さらに、「関空は米国へ行くのにもっとも便利な空港」とし、「エアアジアXは、クアラルンプールだけでなく、ネットワークを介してタイのバンコクなどからも来られる。今回のホノルル路線というのは、日本におけるエアアジアXにとって米国へ向かう太平洋路線のハブになる。こうしたLCC向けのハブ機能を提供できることは、関空にとっても重要な戦略の一部。この関空から将来、アジア各国から太平洋の先の各国へのハブとしての役割を提供していきたい」と将来の展望にも言及。エアアジアXに対して、「もっともっと便数、路線を増やしてほしいと思っている」とリクエストした。
将来のリピーター客になる若年層の開拓に期待
就航先となるハワイからは、ハワイ州観光局 局次長のミツエ・ヴァーレイ氏が挨拶。「日本市場からは約150万人のお客さまがハワイに来ている。近年、関西からの定期便は稼働率が90%を超えており、座席が足りず苦戦しているところで、(今回の就航に)期待している」と今回の路線開設を歓迎。

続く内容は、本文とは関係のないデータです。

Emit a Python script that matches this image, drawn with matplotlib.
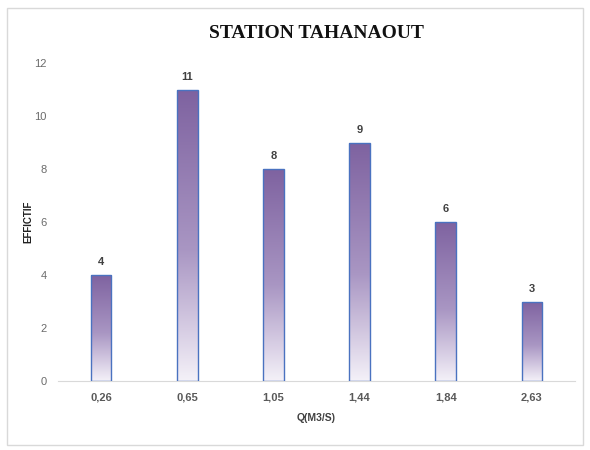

ハワイ州観光局では2017年に「ごほうびハワイ」を銘打ったプロモーションを展開している。「アクティブシニア、3世代ファミリー、ロマンス、カップル、お友達女子グループの旅など、さまざまなセグメンテーションでプロモーションしている。今後、エアアジアXともさまざまな形でコラボレーションできれば」と希望を述べたほか、「ハワイは、カウアイ島からハワイ島まで6つの(旅ができる)島があり、さまざまな体験をできるし、小さなお子さまから、年配の方々まで、どなたが来ても旅作りできる素晴らしいデスティネーション」とアピールした。

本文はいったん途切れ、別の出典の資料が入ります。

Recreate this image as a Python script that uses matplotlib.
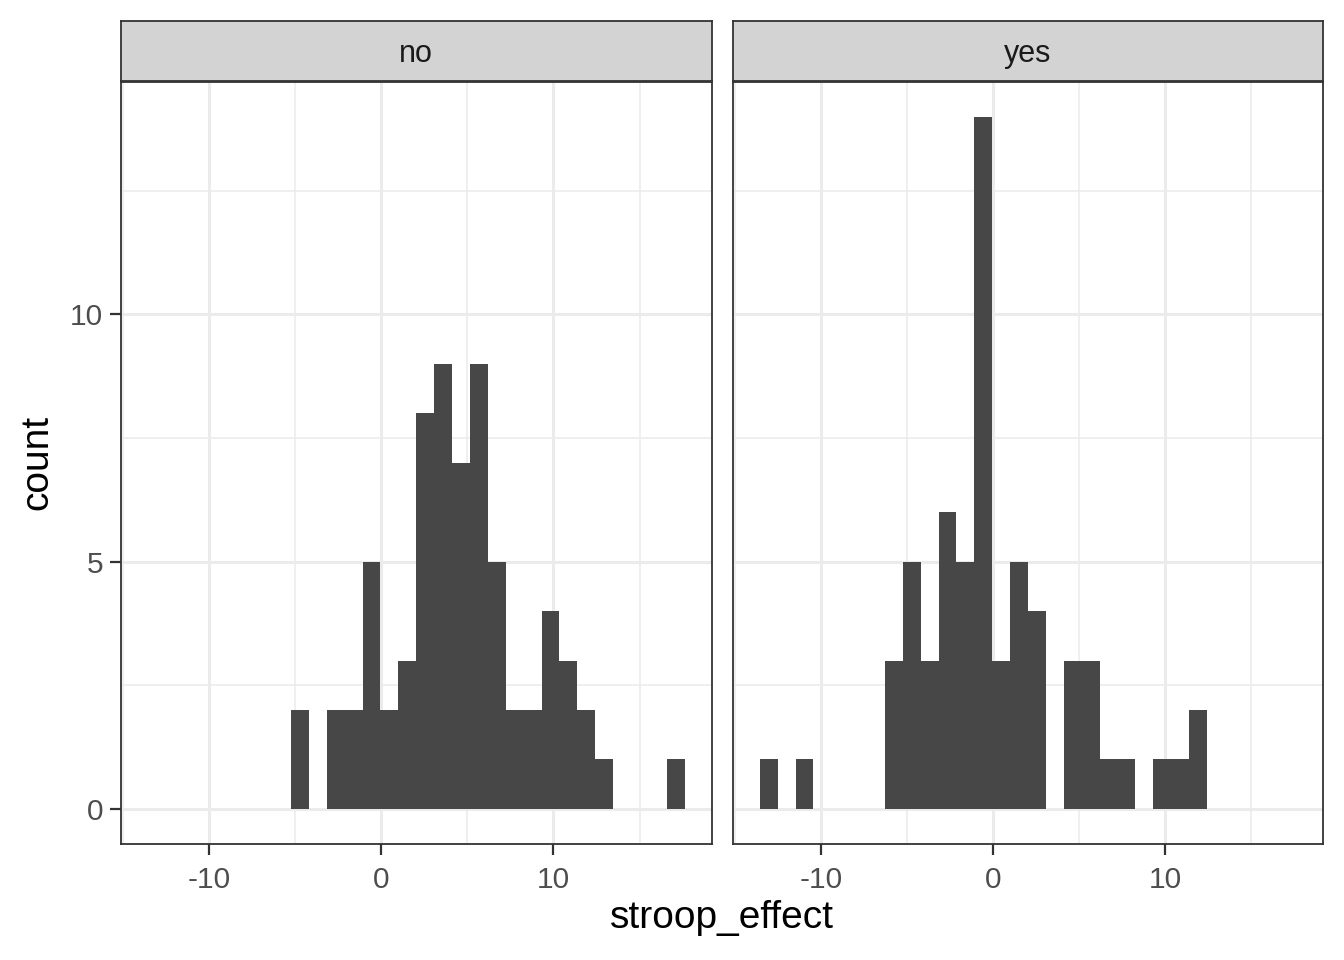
import numpy as np
import matplotlib
matplotlib.use("Agg")
import matplotlib.pyplot as plt
from matplotlib.ticker import MultipleLocator

plt.rcParams['font.family'] = ['Liberation Sans', 'DejaVu Sans']
plt.rcParams['axes.unicode_minus'] = False

# data range of stroop_effect (ggplot bins=30, width = range / 29)
data_min = -13.03
data_max = 17.10
n_bins = 30

panels = ["no", "yes"]
counts_no = [0, 0, 0, 0, 0, 0, 0, 0, 2, 0, 2, 2, 5, 2, 3, 8, 9, 7, 9, 5,
             2, 2, 4, 3, 2, 1, 0, 0, 0, 1]
counts_yes = [1, 0, 1, 0, 0, 0, 0, 3, 5, 3, 6, 5, 14, 3, 5, 4, 0, 3, 3, 1,
              1, 0, 1, 1, 2, 0, 0, 0, 0, 0]
counts = {"no": counts_no, "yes": counts_yes}

x_ticks = [-10, 0, 10]
y_ticks = [0, 5, 10]

width = (data_max - data_min) / (n_bins - 1)
edges = data_min - width / 2 + width * np.arange(n_bins + 1)
centers = (edges[:-1] + edges[1:]) / 2

lo, hi = edges[0], edges[-1]
pad = 0.05 * (hi - lo)
xlim = (lo - pad, hi + pad)
ymax = max(max(counts_no), max(counts_yes))
ylim = (-0.05 * ymax, ymax * 1.05)

W, H = 1344, 960
fig = plt.figure(figsize=(W / 100, H / 100), dpi=100)

dark = '#333333'
grid_col = '#EBEBEB'
panel_x = [(121, 711.5), (733, 1323)]
top, bottom = 82, 843.5
strip_top, strip_bot = 20.5, 80.5

for i, name in enumerate(panels):
    x0, x1 = panel_x[i]
    ax = fig.add_axes([x0 / W, 1 - bottom / H, (x1 - x0) / W, (bottom - top) / H])
    ax.bar(centers, counts[name], width=width, color='#474747', linewidth=0, zorder=3)
    ax.set_xlim(*xlim)
    ax.set_ylim(*ylim)
    ax.xaxis.set_minor_locator(MultipleLocator(5))
    ax.yaxis.set_minor_locator(MultipleLocator(2.5))
    ax.set_xticks(x_ticks)
    ax.set_yticks(y_ticks)
    ax.grid(which='major', color=grid_col, linewidth=2.2, zorder=0)
    ax.grid(which='minor', color=grid_col, linewidth=1.1, zorder=0)
    ax.set_axisbelow(True)
    for s in ax.spines.values():
        s.set_color(dark)
        s.set_linewidth(1.3)
        s.set_zorder(5)
    ax.tick_params(which='minor', length=0)
    ax.tick_params(which='major', length=8, width=1.6, color=dark,
                   labelsize=21.5, labelcolor='#4D4D4D')
    ax.tick_params(axis='x', pad=8)
    ax.tick_params(axis='y', pad=5)
    if i > 0:
        ax.tick_params(axis='y', length=0, labelleft=False)

    # facet strip
    sx = fig.add_axes([x0 / W, 1 - strip_bot / H, (x1 - x0) / W, (strip_bot - strip_top) / H])
    sx.set_facecolor('#D3D3D3')
    sx.set_xticks([])
    sx.set_yticks([])
    for s in sx.spines.values():
        s.set_color(dark)
        s.set_linewidth(1.3)
    sx.text(0.5, 0.44, name, ha='center', va='center', fontsize=22,
            color='#1A1A1A', transform=sx.transAxes)

fig.text((121 + 1323) / 2 / W, 1 - 918 / H, 'stroop_effect', ha='center', va='center',
         fontsize=28, color='black')
fig.text(37 / W, 1 - 462 / H, 'count', ha='center', va='center', rotation=90,
         fontsize=28, color='black')

fig.savefig('out.png', dpi=100, facecolor='white')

今回のエアアジアX就航で期待する顧客層について尋ねると、「2016年のハワイ州のリピーター率は61.6%、リピーターが多いデスティネーション。いらっしゃる方の9割が次にもう一度行きたい、リピーターになりたいという、満足度が高いデスティネーション。今後の新規顧客という意味では若年層がターゲット。今のリピーターは30~40代とアクティブシニアの方が多い。長期的に考えたときにリピーターになりうるファーストタイマーの若年層が弱い。そちらの新規獲得をしたい」とした。

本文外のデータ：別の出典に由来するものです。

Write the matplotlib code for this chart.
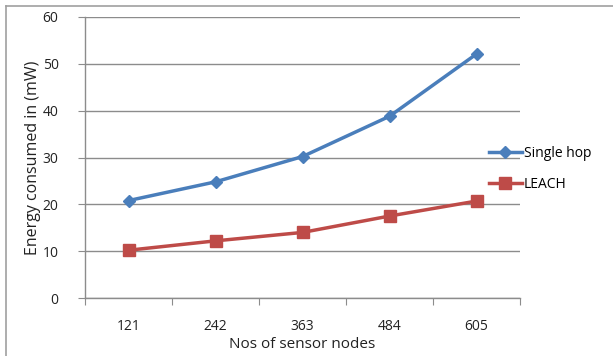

取り組みとしては、「ハワイにはいつか行きたい憧れの土地であるというブランドが確立できている。ここ1~2年で行ってみたいと思ってもらえるキャンペーンをやっていきたい」とし、行くきっかけ作りとしての、新しいプロモーションや旅行会社との新商品造成などに取り組む意向を示した。
このほか、ハワイ州観光局からは2016年ミス・ハワイのアリソン・チューさんが来場したほか、フラダンスチームによるパフォーマンスも披露。エアアジアXからは、関西エアポートのエマヌエル・ムノント氏、ハワイ州観光局のミツエ・ヴァーレイ氏に記念品が贈られた。